## DIRECTIONS FOR THIS TASK
Collect each line containing "that".

## RECORDS TO PROCESS

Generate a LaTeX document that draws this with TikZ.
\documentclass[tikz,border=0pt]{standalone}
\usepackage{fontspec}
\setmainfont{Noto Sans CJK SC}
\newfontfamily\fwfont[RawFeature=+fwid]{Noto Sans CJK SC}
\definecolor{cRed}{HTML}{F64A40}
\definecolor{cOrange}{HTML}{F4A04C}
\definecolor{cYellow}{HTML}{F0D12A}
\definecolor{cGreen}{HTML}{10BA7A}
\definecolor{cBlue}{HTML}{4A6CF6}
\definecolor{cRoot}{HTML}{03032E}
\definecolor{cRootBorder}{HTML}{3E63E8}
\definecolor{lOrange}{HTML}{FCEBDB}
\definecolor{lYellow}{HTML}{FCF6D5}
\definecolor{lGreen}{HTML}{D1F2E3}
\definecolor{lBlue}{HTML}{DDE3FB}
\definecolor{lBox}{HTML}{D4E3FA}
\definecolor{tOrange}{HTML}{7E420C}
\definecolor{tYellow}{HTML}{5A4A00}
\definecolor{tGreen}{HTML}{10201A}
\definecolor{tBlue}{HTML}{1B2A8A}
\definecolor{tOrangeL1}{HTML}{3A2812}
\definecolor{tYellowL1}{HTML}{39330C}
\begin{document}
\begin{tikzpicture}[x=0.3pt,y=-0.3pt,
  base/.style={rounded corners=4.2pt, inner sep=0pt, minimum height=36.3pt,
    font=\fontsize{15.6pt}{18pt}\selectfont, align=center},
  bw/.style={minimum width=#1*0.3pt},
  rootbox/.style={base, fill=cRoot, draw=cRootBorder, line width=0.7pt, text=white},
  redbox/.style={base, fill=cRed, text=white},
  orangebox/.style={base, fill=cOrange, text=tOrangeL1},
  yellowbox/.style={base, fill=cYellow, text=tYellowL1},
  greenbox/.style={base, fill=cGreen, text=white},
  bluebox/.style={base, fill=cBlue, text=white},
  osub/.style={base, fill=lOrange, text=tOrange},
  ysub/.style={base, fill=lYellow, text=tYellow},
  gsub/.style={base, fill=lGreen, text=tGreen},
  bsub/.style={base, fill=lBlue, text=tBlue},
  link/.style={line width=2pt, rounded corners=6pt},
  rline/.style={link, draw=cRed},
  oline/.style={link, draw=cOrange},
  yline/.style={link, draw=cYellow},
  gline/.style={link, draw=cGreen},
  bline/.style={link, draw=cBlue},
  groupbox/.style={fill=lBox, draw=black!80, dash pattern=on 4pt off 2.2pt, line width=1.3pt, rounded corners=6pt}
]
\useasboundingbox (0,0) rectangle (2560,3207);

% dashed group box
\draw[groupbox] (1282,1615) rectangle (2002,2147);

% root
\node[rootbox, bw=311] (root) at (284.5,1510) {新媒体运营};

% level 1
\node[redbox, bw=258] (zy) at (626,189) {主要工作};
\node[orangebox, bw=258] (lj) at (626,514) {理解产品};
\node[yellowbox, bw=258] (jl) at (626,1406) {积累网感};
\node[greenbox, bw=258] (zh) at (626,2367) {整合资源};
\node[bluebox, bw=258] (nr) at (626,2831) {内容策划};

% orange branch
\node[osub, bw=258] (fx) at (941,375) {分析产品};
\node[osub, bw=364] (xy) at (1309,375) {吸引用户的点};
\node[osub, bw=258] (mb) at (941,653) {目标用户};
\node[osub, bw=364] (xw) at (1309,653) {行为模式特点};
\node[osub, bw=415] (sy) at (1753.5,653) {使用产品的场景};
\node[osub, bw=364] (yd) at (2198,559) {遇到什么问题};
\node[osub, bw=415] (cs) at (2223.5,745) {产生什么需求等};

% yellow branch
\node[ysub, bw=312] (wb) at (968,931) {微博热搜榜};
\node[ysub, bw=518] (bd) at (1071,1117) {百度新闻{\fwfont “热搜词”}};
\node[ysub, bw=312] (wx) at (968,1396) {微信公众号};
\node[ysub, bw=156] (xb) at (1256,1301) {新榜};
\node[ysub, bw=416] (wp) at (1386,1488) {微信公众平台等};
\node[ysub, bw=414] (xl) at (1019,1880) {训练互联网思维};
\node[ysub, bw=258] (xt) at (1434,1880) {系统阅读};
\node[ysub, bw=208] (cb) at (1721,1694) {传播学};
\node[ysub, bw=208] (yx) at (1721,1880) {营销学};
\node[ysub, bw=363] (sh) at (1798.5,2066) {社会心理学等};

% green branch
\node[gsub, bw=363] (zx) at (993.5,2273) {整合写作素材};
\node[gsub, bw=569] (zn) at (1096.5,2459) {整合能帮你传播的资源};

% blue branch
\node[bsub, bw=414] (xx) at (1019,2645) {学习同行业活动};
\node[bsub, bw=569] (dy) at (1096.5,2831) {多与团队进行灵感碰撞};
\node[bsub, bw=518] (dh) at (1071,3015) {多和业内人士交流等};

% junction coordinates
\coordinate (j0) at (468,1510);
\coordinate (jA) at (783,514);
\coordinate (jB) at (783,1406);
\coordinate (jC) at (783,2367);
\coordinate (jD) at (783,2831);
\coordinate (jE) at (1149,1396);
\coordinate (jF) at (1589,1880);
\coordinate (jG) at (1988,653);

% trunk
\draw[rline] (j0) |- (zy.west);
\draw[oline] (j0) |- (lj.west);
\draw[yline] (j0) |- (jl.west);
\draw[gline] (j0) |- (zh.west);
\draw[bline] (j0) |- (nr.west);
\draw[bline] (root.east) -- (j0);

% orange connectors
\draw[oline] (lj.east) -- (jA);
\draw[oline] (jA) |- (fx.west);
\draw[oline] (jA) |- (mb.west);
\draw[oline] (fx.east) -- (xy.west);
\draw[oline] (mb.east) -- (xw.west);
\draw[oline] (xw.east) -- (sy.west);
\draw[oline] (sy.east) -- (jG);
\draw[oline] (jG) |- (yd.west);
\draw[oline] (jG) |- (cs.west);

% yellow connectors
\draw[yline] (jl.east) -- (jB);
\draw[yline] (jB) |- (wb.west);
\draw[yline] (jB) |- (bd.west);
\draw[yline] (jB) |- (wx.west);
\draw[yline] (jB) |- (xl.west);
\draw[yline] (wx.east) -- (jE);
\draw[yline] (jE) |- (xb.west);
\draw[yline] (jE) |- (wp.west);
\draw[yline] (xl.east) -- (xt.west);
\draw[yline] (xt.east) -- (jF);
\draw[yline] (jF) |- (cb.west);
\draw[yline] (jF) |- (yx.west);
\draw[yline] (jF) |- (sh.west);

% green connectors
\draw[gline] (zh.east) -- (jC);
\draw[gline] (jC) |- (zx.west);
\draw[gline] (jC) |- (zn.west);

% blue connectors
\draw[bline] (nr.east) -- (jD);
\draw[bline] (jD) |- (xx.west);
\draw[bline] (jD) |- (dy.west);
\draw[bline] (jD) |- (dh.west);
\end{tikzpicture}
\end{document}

---

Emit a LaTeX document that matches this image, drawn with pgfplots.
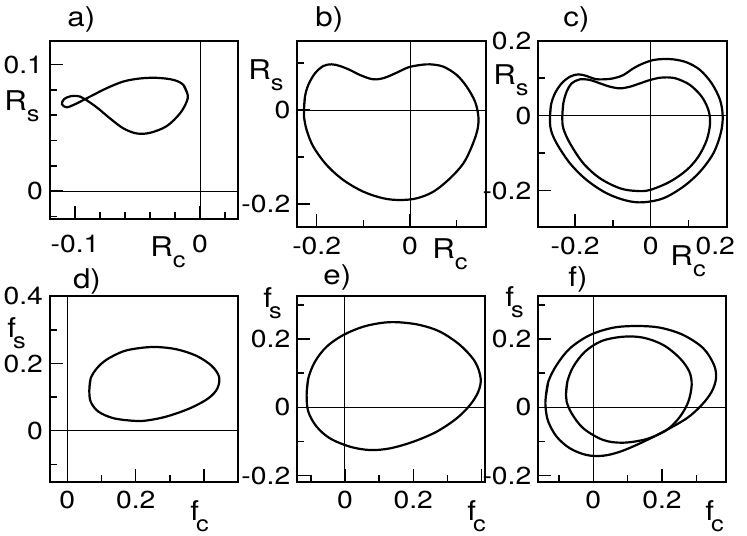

==

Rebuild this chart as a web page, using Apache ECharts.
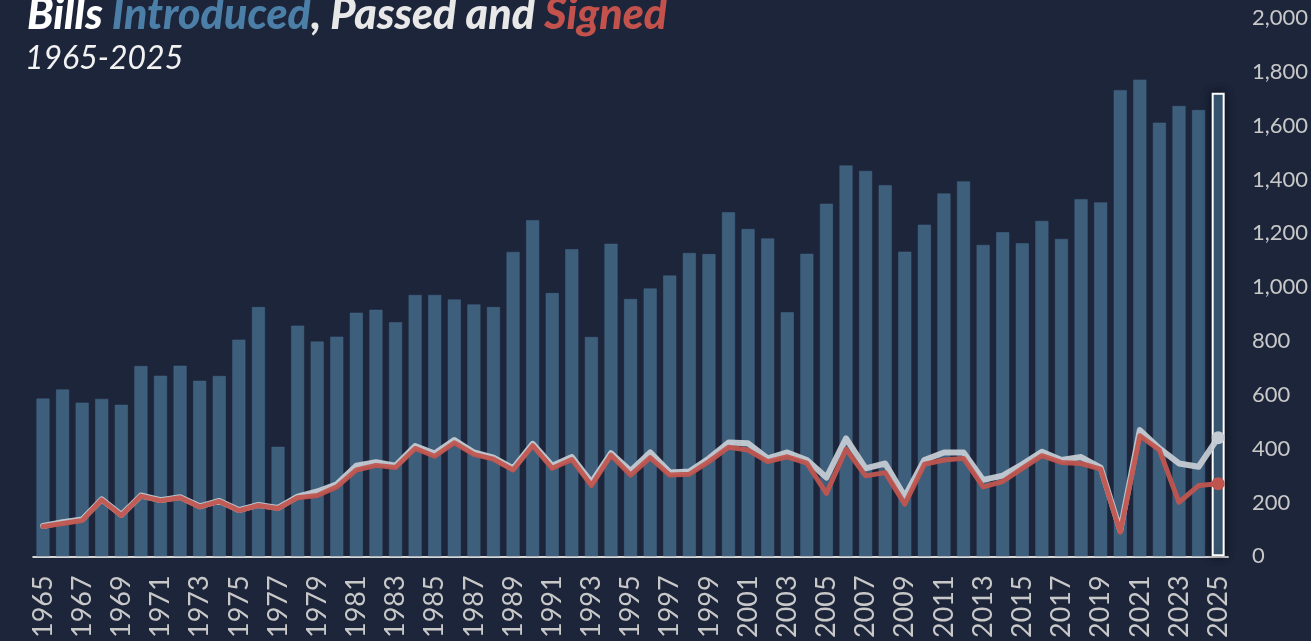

## RESPONSE
Generate a LaTeX document that draws this with TikZ.
Emit a LaTeX document that matches this image, drawn with pgfplots.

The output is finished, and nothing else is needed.